Her techniques are varied, ranging across pieces thrown, pinched and coil built using raku, terracotta and white earthenware clay bodies. The technique of sgraffito (from the Italian “to scratch”), is a major focus. This is a pottery decorating technique produced by applying layers of colour/s to leather-hard pottery and then scratching off the parts of the layers to create contrasting images, patterns and texture, revealing the clay colour beneath.
Its successful use reflects Penny’s cultural heritage (the Kamilaroi/Goomeroi people), her imagery drawing on the men’s traditions of carving into trees, weapons, utensils as well as ground carving for ceremonial purposes, communications and storytelling.
“My concepts relate and refer to my identity through a decolonising process; learning about my Aboriginal heritage and processes of colonisation / decolonisation provide me with a rich base of material to work with,” Penny told GPSpeak.
Her ancestors’ homelands are to the north-west of Bundjalung country, in and around Garah, Mungindi and Narrabri.
“Professor Judy Atkinson [Southern Cross University] introduces herself as coming from the 3 I’s – Indigenous, Invader, Immigrant. This also describes my heritage as an Australian.

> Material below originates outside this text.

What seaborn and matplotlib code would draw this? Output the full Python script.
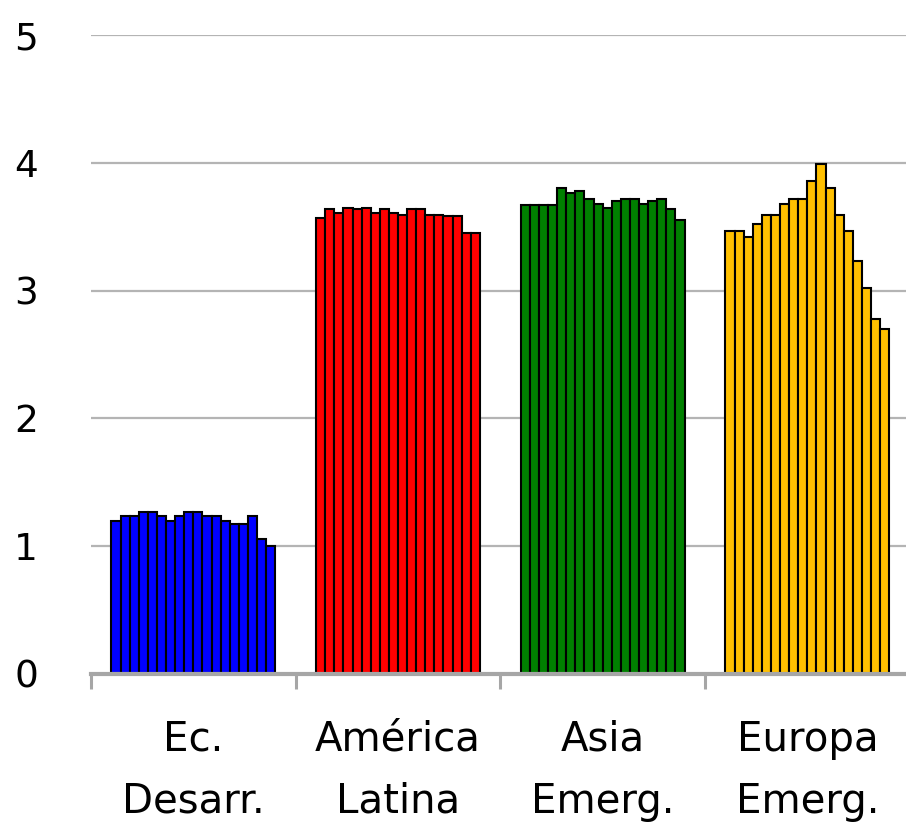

I am of Kamilaroi/Goomeroi, Anglo-Celtic & German heritage.
“For me as an artist… my primary concerns are with the history and aftermath of colonisation.
“First contact and the frontier are of particular interest to me. I have a frontier story in my family…of black and white. Aboriginal woman and freed convict man. I look back and imagine our history fleshed out with anecdotal and historical stories.
“For me our history is not the distant past. I am the culmination of it and embody it. I grew up in an education system in the late 1960’s and 70’s born out of denialism cloaked in a binary structure in which racism thrived and still does.
“My work is an homage to my grandfather, great grandmother and their individual life struggles as Aborigines in a climate of virulent racism in Australia. My art practice is healing and my work is often a mapping of my personal psychological and spiritual development.”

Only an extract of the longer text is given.